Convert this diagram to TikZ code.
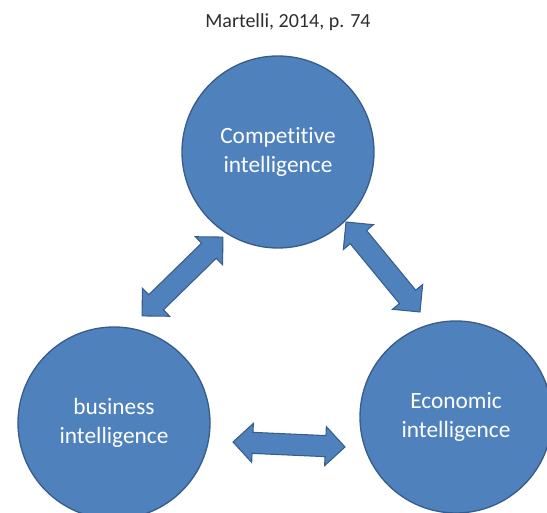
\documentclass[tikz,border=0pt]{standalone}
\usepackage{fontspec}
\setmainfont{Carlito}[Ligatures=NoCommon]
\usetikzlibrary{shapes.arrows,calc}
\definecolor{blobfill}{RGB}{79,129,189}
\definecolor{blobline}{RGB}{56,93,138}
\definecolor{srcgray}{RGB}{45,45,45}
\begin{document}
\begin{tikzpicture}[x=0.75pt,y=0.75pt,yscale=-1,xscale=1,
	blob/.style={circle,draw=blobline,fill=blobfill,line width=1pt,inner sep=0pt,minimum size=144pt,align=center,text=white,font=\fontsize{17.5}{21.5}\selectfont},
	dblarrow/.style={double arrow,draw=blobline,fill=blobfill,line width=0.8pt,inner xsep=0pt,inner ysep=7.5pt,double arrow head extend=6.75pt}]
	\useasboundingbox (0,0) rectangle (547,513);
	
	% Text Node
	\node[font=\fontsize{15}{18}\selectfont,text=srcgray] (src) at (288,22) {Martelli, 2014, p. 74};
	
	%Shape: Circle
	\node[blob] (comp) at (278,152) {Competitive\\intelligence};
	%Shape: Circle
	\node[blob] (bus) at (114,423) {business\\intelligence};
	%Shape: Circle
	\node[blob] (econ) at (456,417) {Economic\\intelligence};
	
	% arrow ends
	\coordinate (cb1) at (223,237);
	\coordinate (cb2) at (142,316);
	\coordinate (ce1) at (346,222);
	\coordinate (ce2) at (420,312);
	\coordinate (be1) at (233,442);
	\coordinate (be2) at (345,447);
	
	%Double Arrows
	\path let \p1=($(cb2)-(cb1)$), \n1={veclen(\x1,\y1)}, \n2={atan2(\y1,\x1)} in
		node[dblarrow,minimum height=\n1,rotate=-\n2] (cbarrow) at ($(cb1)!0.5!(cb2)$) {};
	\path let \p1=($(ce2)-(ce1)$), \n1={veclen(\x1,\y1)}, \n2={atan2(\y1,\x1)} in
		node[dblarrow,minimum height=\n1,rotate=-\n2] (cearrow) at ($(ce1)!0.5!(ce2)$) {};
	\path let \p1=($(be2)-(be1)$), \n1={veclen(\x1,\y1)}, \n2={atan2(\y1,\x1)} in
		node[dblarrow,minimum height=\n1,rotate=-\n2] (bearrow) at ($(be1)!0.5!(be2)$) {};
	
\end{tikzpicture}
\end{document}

::::::

(EXERCISE INSTRUCTIONS): Output the data exactly. Pictures don't belong in the result.

(SOLVED EXERCISE):
Convert this diagram to TikZ code.
\documentclass[tikz,border=0pt]{standalone}
\usepackage{fontspec}
\setmainfont{Carlito}[Ligatures=NoCommon]
\usetikzlibrary{shapes.arrows,calc}
\definecolor{blobfill}{RGB}{79,129,189}
\definecolor{blobline}{RGB}{56,93,138}
\definecolor{srcgray}{RGB}{45,45,45}
\begin{document}
\begin{tikzpicture}[x=0.75pt,y=0.75pt,yscale=-1,xscale=1,
	blob/.style={circle,draw=blobline,fill=blobfill,line width=1pt,inner sep=0pt,minimum size=144pt,align=center,text=white,font=\fontsize{17.5}{21.5}\selectfont},
	dblarrow/.style={double arrow,draw=blobline,fill=blobfill,line width=0.8pt,inner xsep=0pt,inner ysep=7.5pt,double arrow head extend=6.75pt}]
	\useasboundingbox (0,0) rectangle (547,513);
	
	% Text Node
	\node[font=\fontsize{15}{18}\selectfont,text=srcgray] (src) at (288,22) {Martelli, 2014, p. 74};
	
	%Shape: Circle
	\node[blob] (comp) at (278,152) {Competitive\\intelligence};
	%Shape: Circle
	\node[blob] (bus) at (114,423) {business\\intelligence};
	%Shape: Circle
	\node[blob] (econ) at (456,417) {Economic\\intelligence};
	
	% arrow ends
	\coordinate (cb1) at (223,237);
	\coordinate (cb2) at (142,316);
	\coordinate (ce1) at (346,222);
	\coordinate (ce2) at (420,312);
	\coordinate (be1) at (233,442);
	\coordinate (be2) at (345,447);
	
	%Double Arrows
	\path let \p1=($(cb2)-(cb1)$), \n1={veclen(\x1,\y1)}, \n2={atan2(\y1,\x1)} in
		node[dblarrow,minimum height=\n1,rotate=-\n2] (cbarrow) at ($(cb1)!0.5!(cb2)$) {};
	\path let \p1=($(ce2)-(ce1)$), \n1={veclen(\x1,\y1)}, \n2={atan2(\y1,\x1)} in
		node[dblarrow,minimum height=\n1,rotate=-\n2] (cearrow) at ($(ce1)!0.5!(ce2)$) {};
	\path let \p1=($(be2)-(be1)$), \n1={veclen(\x1,\y1)}, \n2={atan2(\y1,\x1)} in
		node[dblarrow,minimum height=\n1,rotate=-\n2] (bearrow) at ($(be1)!0.5!(be2)$) {};
	
\end{tikzpicture}
\end{document}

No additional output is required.